Now, with his eyes fixed on the future, Strilets foresees a “unique opportunity” to rebuild Ukraine as a green country that generates and subsists on renewable energy. Featured at the Ukrainian Pavilion at COP27 were several exhibits detailing how the country will become a green leader. A printed message from Ukrainian President Volodymyr Zelenskyy read: “Ukraine can, and I am certain will, become a green energy hub for Europe.”
Models of wind turbines were accompanied by a caption explaining the country’s plan to generate 30GW annually of renewable energy by 2030 (it already produces 13GW per year) and export 15 of those gigawatts to Europe. It’s about more than just rebuilding, said the caption said, it’s about creating something new that will make Ukraine an important part of the EU’s energy security.
“Ukraine should march from the ashes of this war as a climate-neutral society,” said Natalia Andrusevych, chair of the board of directors of the Resource & Analysis Center, speaking via Zoom at the event. Andrusevych has written a policy brief on postwar reconstruction that models sustainable development for Ukraine.
Making Russia pay
This green reconstruction will be astronomically expensive. Ukraine has calculated the environmental damage the Russian military has already caused at more than $39 billion. Speaking over Zoom at the event, Alanna Simpson, lead disaster risk management specialist from the World Bank, said that taking into account the damage done only until June 1, around $349 billion would be needed for recovery and reconstruction.
This bill isn’t just for simply rebuilding what’s been lost, it’s about ensuring Ukraine is well set up for the future. “We don’t want to rebuild a 1960s school to 1960s standards,” said Simpson. Instead, she added, it must be green.
To pay for it, Strilets, Andrusevych and many others from Ukraine are talking about seeking reparations not only from Russia, but also from the fossil fuel companies that are profiting from the conflict.

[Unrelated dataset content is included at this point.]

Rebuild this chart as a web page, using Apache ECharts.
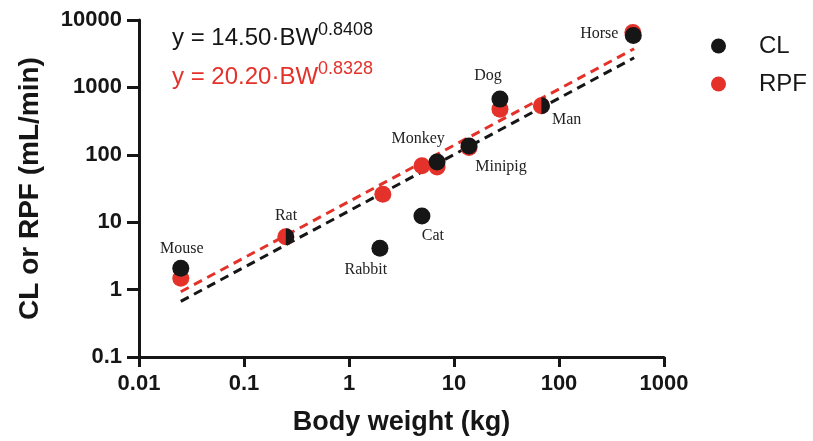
<!DOCTYPE html>
<html lang="en">
<head>
<meta charset="utf-8">
<title>CL / RPF vs body weight</title>
<script src="https://cdn.jsdelivr.net/npm/echarts@6/dist/echarts.min.js"></script>
<style>
  html, body { margin: 0; padding: 0; background: #fff; }
  #main { width: 813px; height: 441px; }
</style>
</head>
<body>
<div id="main"></div>
<script>
// species
var species = ['Mouse', 'Rat', 'Rabbit', 'Cat', 'Monkey', 'Minipig', 'Dog', 'Man', 'Horse'];
var bwCL    = [0.025, 0.25, 1.97, 4.95, 6.9, 13.9, 27.4, 68, 510];
var clVals  = [2.07, 6.1, 4.1, 12.4, 78, 135, 670, 535, 5900];
var bwRPF   = [0.025, 0.25, 2.1, 4.95, 6.9, 13.9, 27.4, 68, 505];
var rpfVals = [1.47, 6.1, 26, 69, 66, 128, 476, 535, 6540];

// fitted power-law lines (end points)
var clFit  = [[0.025, 0.67], [520, 2750]];
var rpfFit = [[0.025, 0.93], [520, 3750]];

var xTicks = ['0.01', '0.1', '1', '10', '100', '1000'];
var yTicks = ['0.1', '1', '10', '100', '1000', '10000'];

var BLACK = '#161616';
var RED = '#e4322b';

// where each species name sits relative to its CL point
var labelOffset = {
  Mouse: [1, -20], Rat: [-4, -21], Rabbit: [-14, 21], Cat: [11, 20],
  Monkey: [-19, -23], Minipig: [32, 21], Dog: [-12, -23], Man: [21, 14], Horse: [-34, -2]
};
var halfDots = ['Rat', 'Man'];

var myChart = echarts.init(document.getElementById('main'));

var clData = species.map(function (name, i) {
  var item = {
    value: [bwCL[i], clVals[i]],
    label: { offset: labelOffset[name] }
  };
  if (halfDots.indexOf(name) >= 0) {
    item.symbol = 'path://M0,0 A10,10 0 0 1 0,20 Z';
    item.symbolSize = [8.5, 17];
    item.symbolOffset = [4.25, 0];
  }
  return item;
});
var rpfData = species.map(function (name, i) {
  return [bwRPF[i], rpfVals[i]];
});

var option = {
  backgroundColor: '#fff',
  animation: false,
  grid: { left: 139, right: 149, top: 20, bottom: 82 },
  legend: {
    data: ['CL', 'RPF'],
    orient: 'vertical',
    left: 706,
    top: 29,
    itemWidth: 15,
    itemHeight: 15,
    itemGap: 14,
    textStyle: {
      fontSize: 24, color: BLACK, fontFamily: 'Liberation Sans',
      padding: [0, 0, 0, 28]
    }
  },
  xAxis: {
    type: 'log',
    logBase: 10,
    min: 0.01,
    max: 1000,
    splitNumber: 6,
    name: 'Body weight (kg)',
    nameLocation: 'middle',
    nameGap: 52,
    nameTextStyle: { fontSize: 27, fontWeight: 'bold', color: BLACK, fontFamily: 'Liberation Sans' },
    axisLine: { lineStyle: { color: BLACK, width: 3 } },
    axisTick: { length: 10, lineStyle: { color: BLACK, width: 3 } },
    minorTick: { show: false },
    splitLine: { show: false },
    axisLabel: {
      margin: 16, fontSize: 22, fontWeight: 'bold', color: BLACK, fontFamily: 'Liberation Sans',
      formatter: function (v) { return xTicks[Math.round(Math.log10(v)) + 2]; }
    }
  },
  yAxis: {
    type: 'log',
    logBase: 10,
    min: 0.1,
    max: 10000,
    splitNumber: 5,
    name: 'CL or RPF (mL/min)',
    nameLocation: 'middle',
    nameGap: 95,
    nameTextStyle: { fontSize: 28, fontWeight: 'bold', color: BLACK, fontFamily: 'Liberation Sans' },
    axisLine: { lineStyle: { color: BLACK, width: 3 } },
    axisTick: { length: 12, lineStyle: { color: BLACK, width: 3 } },
    splitLine: { show: false },
    axisLabel: {
      margin: 17, fontSize: 22, fontWeight: 'bold', color: BLACK, fontFamily: 'Liberation Sans',
      formatter: function (v) { return yTicks[Math.round(Math.log10(v)) + 1]; }
    }
  },
  graphic: [
    { type: 'text', left: 172, top: 26, style: { text: 'y = 14.50·BW', fontSize: 24, fill: BLACK, fontFamily: 'Liberation Sans' } },
    { type: 'text', left: 318, top: 21, style: { text: '0.8408', fontSize: 18, fill: BLACK, fontFamily: 'Liberation Sans' } },
    { type: 'text', left: 172, top: 65, style: { text: 'y = 20.20·BW', fontSize: 24, fill: RED, fontFamily: 'Liberation Sans' } },
    { type: 'text', left: 318, top: 60, style: { text: '0.8328', fontSize: 18, fill: RED, fontFamily: 'Liberation Sans' } }
  ],
  series: [
    {
      name: 'CL fit', type: 'line', data: clFit, symbol: 'none', z: 2,
      lineStyle: { color: BLACK, width: 3, type: [9, 6] }
    },
    {
      name: 'RPF fit', type: 'line', data: rpfFit, symbol: 'none', z: 2,
      lineStyle: { color: RED, width: 3, type: [9, 6] }
    },
    {
      name: 'RPF', type: 'scatter', data: rpfData, symbol: 'circle', symbolSize: 17, z: 3,
      itemStyle: { color: RED, opacity: 1 }
    },
    {
      name: 'CL', type: 'scatter', data: clData, symbol: 'circle', symbolSize: 17, z: 4,
      itemStyle: { color: BLACK, opacity: 1 },
      label: {
        show: true, position: 'inside', color: '#222',
        fontSize: 16, fontFamily: 'Liberation Serif',
        formatter: function (p) { return species[p.dataIndex]; }
      },
      emphasis: { disabled: true }
    }
  ]
};

myChart.setOption(option);
</script>
</body>
</html>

Russia “aims to turn the entire planet into a bomb shelter,” said Strilets, and should be held accountable not just by Ukraine, but by the whole world for the environmental damage it’s causing.
Displayed at Ukraine’s COP27 pavilion: shrapnel lodged in a tree trunk.
This is a central part of the work the grassroots activist organization Razom We Stand is currently undertaking, said activist and lawyer Svitlana Romanko. She and many other Ukrainians, including those who are displaced or are refugees, have come to COP27 this year because they believe that not enough people understand that the money Russia continues to earn from fossil fuels is financing the war in their country. “Both supply and demand side for the fossil fuel industry need to be seriously cut off,” said Romanko.
Their presence at the conference has brought them face-to-face with members of the Russian delegation and fossil fuel executives, which has left them feeling deeply angry and disrespected. Last week, Romanko confronted Patrick Pouyanné, the CEO of French energy company Total — which Razom We Stand is currently trying to sue. She asked him whether he’ll use the blood money he’s made through Russia’s war to finance Ukraine’s reconstruction. “Probably,” he told her in response, patting her arm in a way she said felt “patronizing.”
Total didn’t respond to a request for further comment.
Romanko’s hope is that any money recouped from oil companies and from Russia is used to help Ukraine decarbonize while rebuilding, spurring the country’s development and making it safe, secure and self-sufficient for generations to come. “We don’t want that cheap, dirty money to rebuild business as usual,” she said. “We want to create a precedent where that money is used for the green transition.”
There are plans in the works to take advantage of greener construction methods and to rebuild in the style of the New European Bauhaus initiative, which brings people from different disciplines together to create sustainable, affordable and accessible buildings.
“We want to be the great powerful example for how to rebuild,” said Romanko. She envisions a Ukraine that runs on “community-owned distributed green energy that does not kill,” and where people can wake up in the morning, look out of their windows and not see explosions, but a safe, green country.
Ukraine has spent nine months under constant bombardment from the Russian military, and is now facing the long, hard, cold winter ahead. In spite of this, Romanko, Strilets and the many other Ukrainians have joined the ranks of those fighting the climate crisis at COP27 and are refusing to let die their vision of a future that’s free of fossil fuels. “Peace and freedom,” said Romanko. “That’s what drives us.”